Rachel: I remember thinking it was quite funny that RC was working so hard to convince me of what a badass Joe was. I’m like, yeah, he made a cop shit his pantz! I’m so on board with how tough he is. But on a more serious note, I think I was able to immediately become really invested in the E/J relationship and it’s made it a really deep literary partnership in my reading world.
PCN: I like how they can openly say “I love you” to each other without fearing any kind of gay understones.
Rachel: ROFLMAO! Was understones on purpose!????
PCN: No! I meant undertones.
Shell: Hahaha! Elyse, I found LAR quite different, as First Rule I found Joe to be the primary character and didn’t get much of a sense of who Elvis was. When I went back and read LAR, I loved Elvis so much, I then felt a bit Elvis-deprived in hindsight with regards to FR!
Jen: I love that they themselves recognize their love for each other and aren’t afraid of it.
Michael: LAR’s ending is one of my all-time favorite conclusions to a novel. It was beautifully reflective.

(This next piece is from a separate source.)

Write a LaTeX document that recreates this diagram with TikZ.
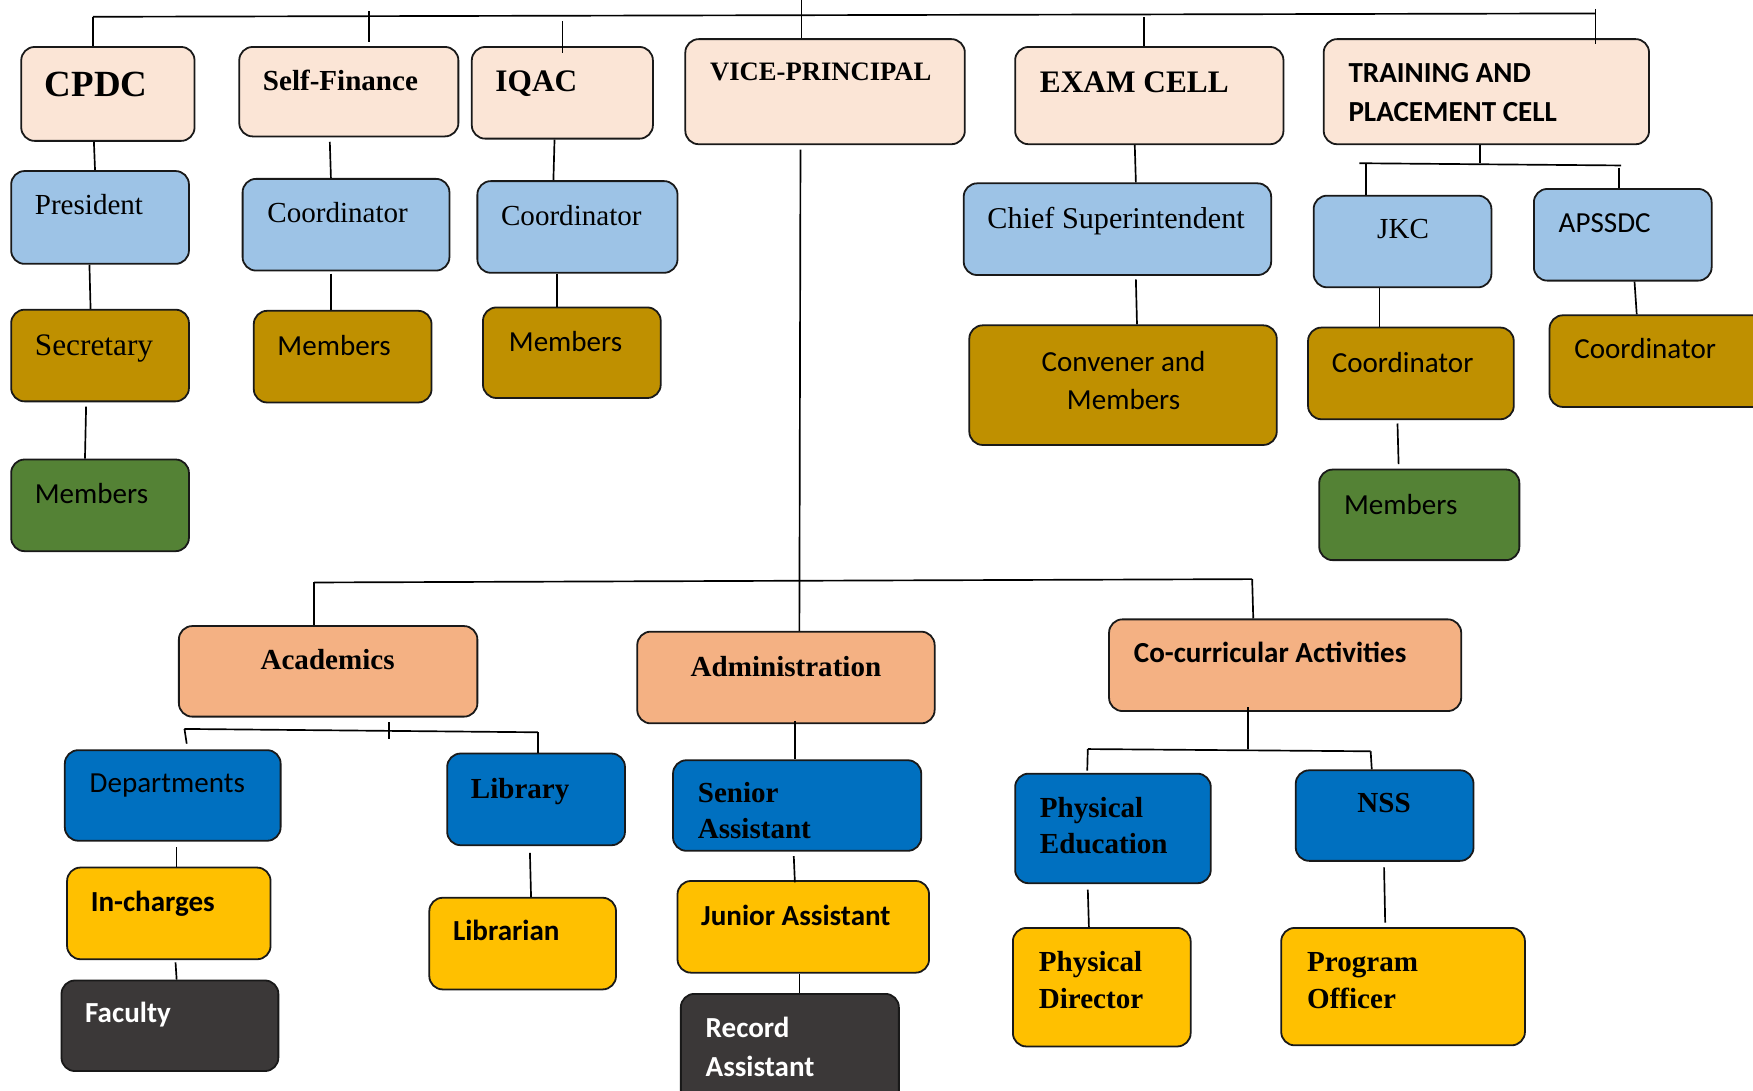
\documentclass[tikz,border=0pt]{standalone}
\usepackage{fontspec}
\setmainfont{Liberation Serif}
\newfontfamily\calfont{Carlito}
\definecolor{peach}{HTML}{FBE5D6}
\definecolor{lblue}{HTML}{9DC3E6}
\definecolor{gold}{HTML}{BF9000}
\definecolor{lgreen}{HTML}{548235}
\definecolor{salmon}{HTML}{F4B183}
\definecolor{dblue}{HTML}{0070C0}
\definecolor{amber}{HTML}{FFC000}
\definecolor{charcoal}{HTML}{3B3838}
\newcommand\mkbox[6]{\node[box, fill=#2, minimum width=#5pt, minimum height=#6pt] (#1) at (#3,#4) {};}
\begin{document}
\begin{tikzpicture}[x=1pt,y=-1pt,
  box/.style={draw=black!90, line width=1.6pt, rounded corners=12pt, inner sep=0pt},
  conn/.style={draw=black, line width=1.5pt},
  tx/.style={anchor=base west, inner sep=0pt},
  sr/.style={tx, font=\fontsize{26}{30}\selectfont},
  sb/.style={tx, font=\bfseries\fontsize{26}{30}\selectfont},
  cr/.style={tx, font=\calfont\fontsize{26}{30}\selectfont},
  cb/.style={tx, font=\calfont\bfseries\fontsize{26}{30}\selectfont},
]
\useasboundingbox (0,0) rectangle (1568,975);
\fill[white] (0,0) rectangle (1568,975);

% ---------- top row ----------
\mkbox{cpdc}{peach}{96.5}{84}{155}{84}
\mkbox{sf}{peach}{312}{82}{196}{80}
\mkbox{iqac}{peach}{503}{83}{162}{82}
\mkbox{vp}{peach}{738}{82}{250}{94}
\mkbox{exam}{peach}{1028}{85.5}{240}{87}
\mkbox{tpc}{peach}{1329.5}{82}{291}{94}

\mkbox{pres}{lblue}{89.5}{194.5}{159}{83}
\mkbox{sec}{gold}{89.5}{318}{159}{82}
\mkbox{cmem}{lgreen}{89.5}{452}{159}{82}
\mkbox{sfc}{lblue}{309.5}{201}{185}{82}
\mkbox{sfm}{gold}{306.5}{319}{159}{82}
\mkbox{iqc}{lblue}{516.5}{203}{179}{82}
\mkbox{iqm}{gold}{511.5}{315.5}{159}{81}
\mkbox{chief}{lblue}{999.5}{205}{275}{82}
\mkbox{conv}{gold}{1004.5}{344.5}{275}{107}
\mkbox{jkc}{lblue}{1254.5}{216}{159}{82}
\mkbox{aps}{lblue}{1451.5}{210}{159}{82}
\mkbox{jkcc}{gold}{1262}{334}{184}{82}
\mkbox{jkcm}{lgreen}{1269.5}{460.5}{179}{81}
\mkbox{apc}{gold}{1488}{323}{204}{82}

% ---------- lower part ----------
\mkbox{acad}{salmon}{293.5}{600.5}{267}{81}
\mkbox{admin}{salmon}{703}{606}{266}{82}
\mkbox{cocur}{salmon}{1149.5}{595}{315}{82}
\mkbox{dept}{dblue}{154.5}{711.5}{193}{81}
\mkbox{inch}{amber}{151}{817}{182}{82}
\mkbox{fac}{charcoal}{152}{917.5}{194}{81}
\mkbox{lib}{dblue}{479.5}{715}{159}{82}
\mkbox{libn}{amber}{467.5}{844}{167}{82}
\mkbox{sen}{dblue}{713}{720.5}{222}{81}
\mkbox{jun}{amber}{718.5}{829}{225}{82}
\mkbox{rec}{charcoal}{706.5}{939.5}{195}{101}
\mkbox{phy}{dblue}{995.5}{741}{175}{98}
\mkbox{nss}{dblue}{1238.5}{729.5}{159}{81}
\mkbox{pdir}{amber}{985.5}{883}{159}{106}
\mkbox{prog}{amber}{1255}{882.5}{218}{105}

% ---------- texts ----------
\node[sb, font=\bfseries\fontsize{33}{38}\selectfont] (t-cpdc) at (40,86) {CPDC};
\node[sb] (t-sf) at (235,81) {Self-Finance};
\node[sb, font=\bfseries\fontsize{28}{32}\selectfont] (t-iqac) at (443,82) {IQAC};
\node[sb, font=\bfseries\fontsize{23.8}{27}\selectfont] (t-vp) at (635,72) {VICE-PRINCIPAL};
\node[sb, font=\bfseries\fontsize{28}{32}\selectfont] (t-exam) at (930,83) {EXAM CELL};
\node[cb, font=\calfont\bfseries\fontsize{26}{30}\selectfont] (t-tpc1) at (1206,74) {TRAINING AND};
\node[cb, font=\calfont\bfseries\fontsize{26}{30}\selectfont] (t-tpc2) at (1206,109) {PLACEMENT CELL};

\node[sr] (t-pres) at (31,192) {President};
\node[sr, font=\fontsize{28}{32}\selectfont] (t-sec) at (31,318) {Secretary};
\node[cr] (t-cmem) at (31,450) {Members};
\node[sr] (t-sfc) at (239,199) {Coordinator};
\node[cr] (t-sfm) at (248,318) {Members};
\node[sr] (t-iqc) at (448,202) {Coordinator};
\node[cr] (t-iqm) at (455,314) {Members};
\node[sr, font=\fontsize{27}{31}\selectfont] (t-chief) at (883,204) {Chief Superintendent};
\node[cr, anchor=base] (t-conv1) at (1005,332) {Convener and};
\node[cr, anchor=base] (t-conv2) at (1005,366) {Members};
\node[sr, anchor=base] (t-jkc) at (1255,213) {JKC};
\node[cr] (t-aps) at (1394,208) {APSSDC};
\node[cr] (t-jkcc) at (1191,333) {Coordinator};
\node[cr] (t-jkcm) at (1202,460) {Members};
\node[cr] (t-apc) at (1408,321) {Coordinator};

\node[sb, anchor=base] (t-acad) at (293,599) {Academics};
\node[sb, anchor=base] (t-admin) at (703,605) {Administration};
\node[cb] (t-cocur) at (1014,593) {Co-curricular Activities};
\node[cr] (t-dept) at (80,709) {Departments};
\node[cb] (t-inch) at (81,815) {In-charges};
\node[cb, text=white] (t-fac) at (76,915) {Faculty};
\node[sb] (t-lib) at (421,714) {Library};
\node[cb] (t-libn) at (405,841) {Librarian};
\node[sb] (t-sen1) at (624,718) {Senior};
\node[sb] (t-sen2) at (624,750) {Assistant};
\node[cb] (t-jun) at (627,828) {Junior Assistant};
\node[cb, text=white] (t-rec1) at (631,928) {Record};
\node[cb, text=white] (t-rec2) at (631,963) {Assistant};
\node[sb] (t-phy1) at (930,731) {Physical};
\node[sb] (t-phy2) at (930,763) {Education};
\node[sb, anchor=base] (t-nss) at (1238,727) {NSS};
\node[sb] (t-pdir1) at (929,869) {Physical};
\node[sb] (t-pdir2) at (929,902) {Director};
\node[sb] (t-prog1) at (1169,869) {Program};
\node[sb] (t-prog2) at (1169,902) {Officer};

% ---------- top bus ----------
\coordinate (busL) at (83,15);
\coordinate (busR) at (1427,12);
\draw[conn] (busL) -- (busR);
\draw[conn] (busL) -- ([xshift=-13.5pt]cpdc.north);
\draw[conn] ([xshift=18pt,yshift=5pt]sf.north |- busL) -- ([xshift=18pt,yshift=4pt]sf.north);
\draw[conn] ([yshift=-4pt]iqac.north |- busL) -- ([yshift=-6pt]iqac.north);
\draw[conn] ([xshift=-21pt]vp.north |- 0,0) -- ([xshift=-21pt]vp.north);
\draw[conn] ([xshift=-5pt]exam.north |- busL) -- ([xshift=-5pt]exam.north);
\draw[conn] ([yshift=4pt]busR) -- ([yshift=-5pt]busR |- tpc.north);

% ---------- CPDC column ----------
\draw[conn] ([xshift=-12.5pt]cpdc.south) -- ([xshift=-4.5pt]pres.north);
\draw[conn] ([xshift=-9.5pt]pres.south) -- ([xshift=-8.5pt]sec.north);
\draw[conn] ([xshift=-12.5pt,yshift=-4pt]sec.south) -- ([xshift=-13.5pt]cmem.north);
% Self-finance / IQAC
\draw[conn] ([xshift=-17pt,yshift=-4pt]sf.south) -- ([xshift=-13.5pt]sfc.north);
\draw[conn] ([xshift=-13.5pt,yshift=-2pt]sfc.south) -- ([xshift=-10.5pt]sfm.north);
\draw[conn] ([xshift=-7pt]iqac.south) -- ([xshift=-21.5pt]iqc.north);
\draw[conn] ([xshift=-18.5pt]iqc.south) -- ([xshift=-13.5pt]iqm.north);
% Exam cell
\draw[conn] ([xshift=-13pt]exam.south) -- ([xshift=16.5pt]chief.north);
\draw[conn] ([xshift=16.5pt,yshift=-3pt]chief.south) -- ([xshift=12.5pt]conv.north);
% Training and placement
\coordinate (tbL) at (1216,146);
\coordinate (tbR) at (1450,148);
\draw[conn] (tbL) -- (tbR);
\draw[conn] ([xshift=-5.5pt]tpc.south) -- ([xshift=-5.5pt]tpc.south |- tbL);
\draw[conn] ([xshift=-32.5pt]jkc.north |- tbL) -- ([xshift=-32.5pt]jkc.north);
\draw[conn] ([xshift=-3.5pt,yshift=-2pt]aps.north |- tbR) -- ([xshift=-3.5pt]aps.north);
\draw[conn] ([xshift=-20.5pt]jkc.south) -- ([xshift=-28pt]jkcc.north);
\draw[conn] ([xshift=-12pt,yshift=-3pt]jkcc.south) -- ([xshift=-18.5pt,yshift=4pt]jkcm.north);
\draw[conn] ([xshift=10.5pt]aps.south) -- ([xshift=-24pt]apc.north);

% ---------- vice-principal ----------
\draw[conn] ([xshift=-22pt,yshift=-4pt]vp.south) -- ([xshift=12pt]admin.north);
\coordinate (mbL) at (281,521);
\coordinate (mbR) at (1120,518);
\draw[conn] (mbL) -- (mbR);
\draw[conn] (mbL) -- (mbL |- acad.north);
\draw[conn] (mbR) -- ([xshift=-28.5pt]cocur.north);

% Academics
\coordinate (abL) at (165,652);
\coordinate (abR) at (481,655);
\draw[conn] (abL) -- (abR);
\draw[conn] ([xshift=54.5pt,yshift=-4pt]acad.south) -- ([xshift=54.5pt,yshift=-19pt]acad.south);
\draw[conn] (abL) -- ([xshift=12.5pt,yshift=5pt]dept.north);
\draw[conn] (abR) -- ([xshift=1.5pt]lib.north);
\draw[conn] ([xshift=3.5pt,yshift=-5pt]dept.south) -- ([xshift=7pt]inch.north);
\draw[conn] ([xshift=6pt,yshift=-2pt]inch.south) -- ([xshift=6pt]fac.north);
\draw[conn] ([xshift=-5.5pt,yshift=-6pt]lib.south) -- ([xshift=7.5pt]libn.north);

% Administration
\draw[conn] ([xshift=8pt,yshift=3pt]admin.south) -- ([xshift=-2pt]sen.north);
\draw[conn] ([xshift=-3pt,yshift=-4pt]sen.south) -- ([xshift=-7.5pt,yshift=-2pt]jun.north);
\draw[conn] ([xshift=-3.5pt]jun.south) -- ([xshift=8.5pt]rec.north);

% Co-curricular
\coordinate (cbL) at (973,670);
\coordinate (cbR) at (1226,672);
\draw[conn] (cbL) -- (cbR);
\draw[conn] ([xshift=-33.5pt,yshift=4pt]cocur.south) -- ([xshift=-33.5pt]cocur.south |- cbL);
\draw[conn] (cbL) -- ([xshift=-23pt,yshift=2pt]phy.north);
\draw[conn] (cbR) -- ([xshift=-11.5pt]nss.north);
\draw[conn] ([xshift=-22.5pt,yshift=-5pt]phy.south) -- ([xshift=-11.5pt]pdir.north);
\draw[conn] ([xshift=-0.5pt,yshift=-5pt]nss.south) -- ([xshift=-16pt,yshift=4pt]prog.north);
\end{tikzpicture}
\end{document}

PCN: Yes! I love how Elvis is sitting up on Mulholland, shot, beaten down, and the owl is asking “Who?” as in “Who will protect this great city?” Who will do the right thing? At first, E doesn’t answer, but then he says, “Me.” And I love him for that. Despite everything, he will always step up to do the right thing and save the world.
Christine: Very good point. It would be so easy to say “Screw you. I’ll take care of myself and get my woman back on her terms.”
We also discussed the other books in the series and P.I. novel conventions in general but since this is a tribute to LAR, I think I’ll stop here. If you haven’t read it, it’s obviously highly recommended. If you have, get ready for more Pike in The Sentry!